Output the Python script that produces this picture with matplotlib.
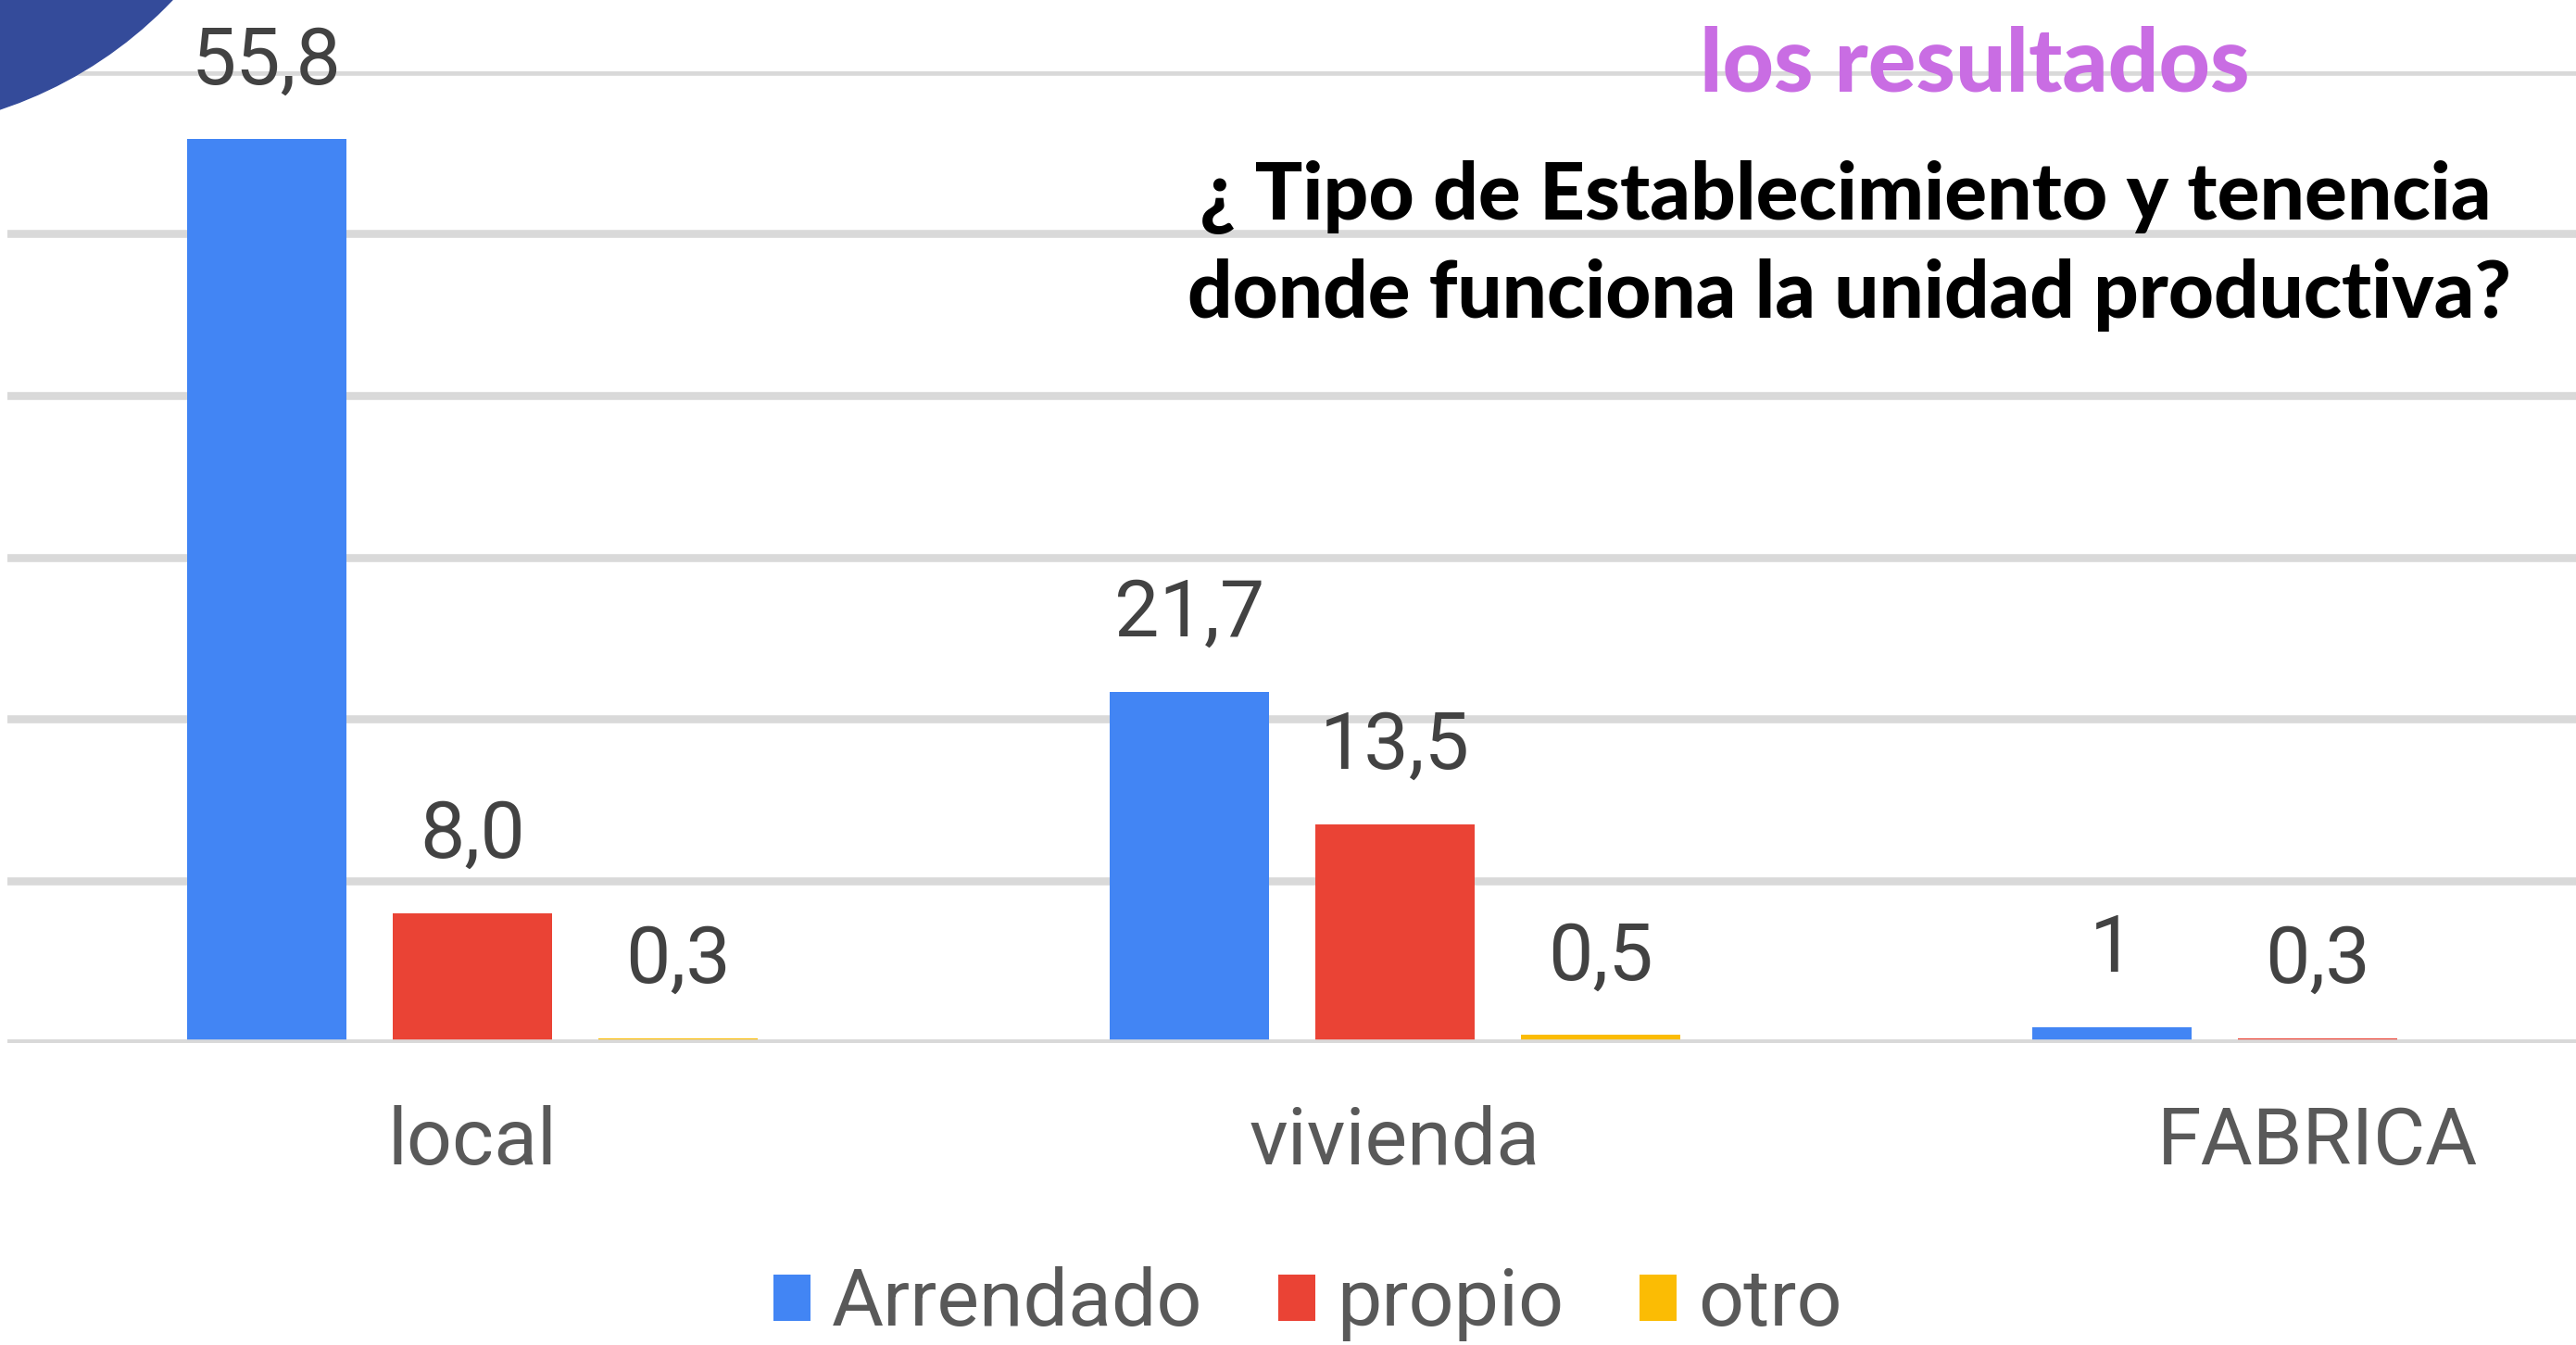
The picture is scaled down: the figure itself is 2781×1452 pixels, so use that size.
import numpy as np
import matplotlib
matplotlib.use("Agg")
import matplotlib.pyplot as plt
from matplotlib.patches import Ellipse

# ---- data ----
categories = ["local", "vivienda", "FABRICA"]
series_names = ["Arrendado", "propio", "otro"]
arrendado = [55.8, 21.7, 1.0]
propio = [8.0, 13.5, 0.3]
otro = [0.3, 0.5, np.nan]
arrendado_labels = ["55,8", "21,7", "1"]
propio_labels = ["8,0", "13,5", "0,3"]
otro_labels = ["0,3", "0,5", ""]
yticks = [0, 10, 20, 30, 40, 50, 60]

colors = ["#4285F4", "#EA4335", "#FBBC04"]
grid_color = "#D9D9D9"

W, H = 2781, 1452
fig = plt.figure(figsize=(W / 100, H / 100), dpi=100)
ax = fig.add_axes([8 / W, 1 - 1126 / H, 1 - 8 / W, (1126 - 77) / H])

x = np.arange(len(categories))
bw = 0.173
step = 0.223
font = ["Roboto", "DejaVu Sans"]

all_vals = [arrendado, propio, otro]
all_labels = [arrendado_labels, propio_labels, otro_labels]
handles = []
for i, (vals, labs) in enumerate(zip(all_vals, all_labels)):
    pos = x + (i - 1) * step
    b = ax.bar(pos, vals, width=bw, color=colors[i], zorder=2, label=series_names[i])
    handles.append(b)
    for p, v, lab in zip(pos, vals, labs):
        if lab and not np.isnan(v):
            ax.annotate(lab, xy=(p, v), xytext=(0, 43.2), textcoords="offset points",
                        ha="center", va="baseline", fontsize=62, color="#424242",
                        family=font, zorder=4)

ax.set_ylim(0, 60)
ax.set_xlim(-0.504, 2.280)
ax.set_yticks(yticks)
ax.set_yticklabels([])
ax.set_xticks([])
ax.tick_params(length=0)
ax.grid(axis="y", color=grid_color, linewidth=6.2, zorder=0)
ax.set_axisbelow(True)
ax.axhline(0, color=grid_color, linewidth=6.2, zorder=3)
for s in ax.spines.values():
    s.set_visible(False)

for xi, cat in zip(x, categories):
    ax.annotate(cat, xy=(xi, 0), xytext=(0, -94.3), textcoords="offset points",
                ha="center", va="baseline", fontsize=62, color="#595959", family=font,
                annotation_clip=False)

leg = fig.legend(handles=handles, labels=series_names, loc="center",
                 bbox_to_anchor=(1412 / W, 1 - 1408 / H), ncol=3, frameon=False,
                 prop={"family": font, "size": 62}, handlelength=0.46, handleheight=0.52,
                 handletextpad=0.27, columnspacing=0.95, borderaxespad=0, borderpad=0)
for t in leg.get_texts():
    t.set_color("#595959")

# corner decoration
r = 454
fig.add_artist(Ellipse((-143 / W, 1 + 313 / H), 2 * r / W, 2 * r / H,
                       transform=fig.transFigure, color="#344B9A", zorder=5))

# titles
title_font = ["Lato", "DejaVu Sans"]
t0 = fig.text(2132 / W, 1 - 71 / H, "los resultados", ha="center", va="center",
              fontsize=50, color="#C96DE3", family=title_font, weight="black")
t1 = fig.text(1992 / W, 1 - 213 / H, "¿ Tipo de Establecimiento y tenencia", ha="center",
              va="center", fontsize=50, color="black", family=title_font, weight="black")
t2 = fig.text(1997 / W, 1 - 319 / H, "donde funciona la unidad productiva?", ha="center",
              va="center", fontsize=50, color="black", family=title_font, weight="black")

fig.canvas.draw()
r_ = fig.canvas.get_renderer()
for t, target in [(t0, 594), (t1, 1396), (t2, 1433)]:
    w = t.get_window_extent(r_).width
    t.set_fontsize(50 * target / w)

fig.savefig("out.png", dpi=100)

----

> DIRECTIONS FOR THIS TASK
Extract, word for word, each line from the top of the data down to and including the line with "family=font, zorder=4)"; skip the pictures.

> ANSWER TO THE TASK
Output the Python script that produces this picture with matplotlib.
The picture is scaled down: the figure itself is 2781×1452 pixels, so use that size.
import numpy as np
import matplotlib
matplotlib.use("Agg")
import matplotlib.pyplot as plt
from matplotlib.patches import Ellipse

# ---- data ----
categories = ["local", "vivienda", "FABRICA"]
series_names = ["Arrendado", "propio", "otro"]
arrendado = [55.8, 21.7, 1.0]
propio = [8.0, 13.5, 0.3]
otro = [0.3, 0.5, np.nan]
arrendado_labels = ["55,8", "21,7", "1"]
propio_labels = ["8,0", "13,5", "0,3"]
otro_labels = ["0,3", "0,5", ""]
yticks = [0, 10, 20, 30, 40, 50, 60]

colors = ["#4285F4", "#EA4335", "#FBBC04"]
grid_color = "#D9D9D9"

W, H = 2781, 1452
fig = plt.figure(figsize=(W / 100, H / 100), dpi=100)
ax = fig.add_axes([8 / W, 1 - 1126 / H, 1 - 8 / W, (1126 - 77) / H])

x = np.arange(len(categories))
bw = 0.173
step = 0.223
font = ["Roboto", "DejaVu Sans"]

all_vals = [arrendado, propio, otro]
all_labels = [arrendado_labels, propio_labels, otro_labels]
handles = []
for i, (vals, labs) in enumerate(zip(all_vals, all_labels)):
    pos = x + (i - 1) * step
    b = ax.bar(pos, vals, width=bw, color=colors[i], zorder=2, label=series_names[i])
    handles.append(b)
    for p, v, lab in zip(pos, vals, labs):
        if lab and not np.isnan(v):
            ax.annotate(lab, xy=(p, v), xytext=(0, 43.2), textcoords="offset points",
                        ha="center", va="baseline", fontsize=62, color="#424242",
                        family=font, zorder=4)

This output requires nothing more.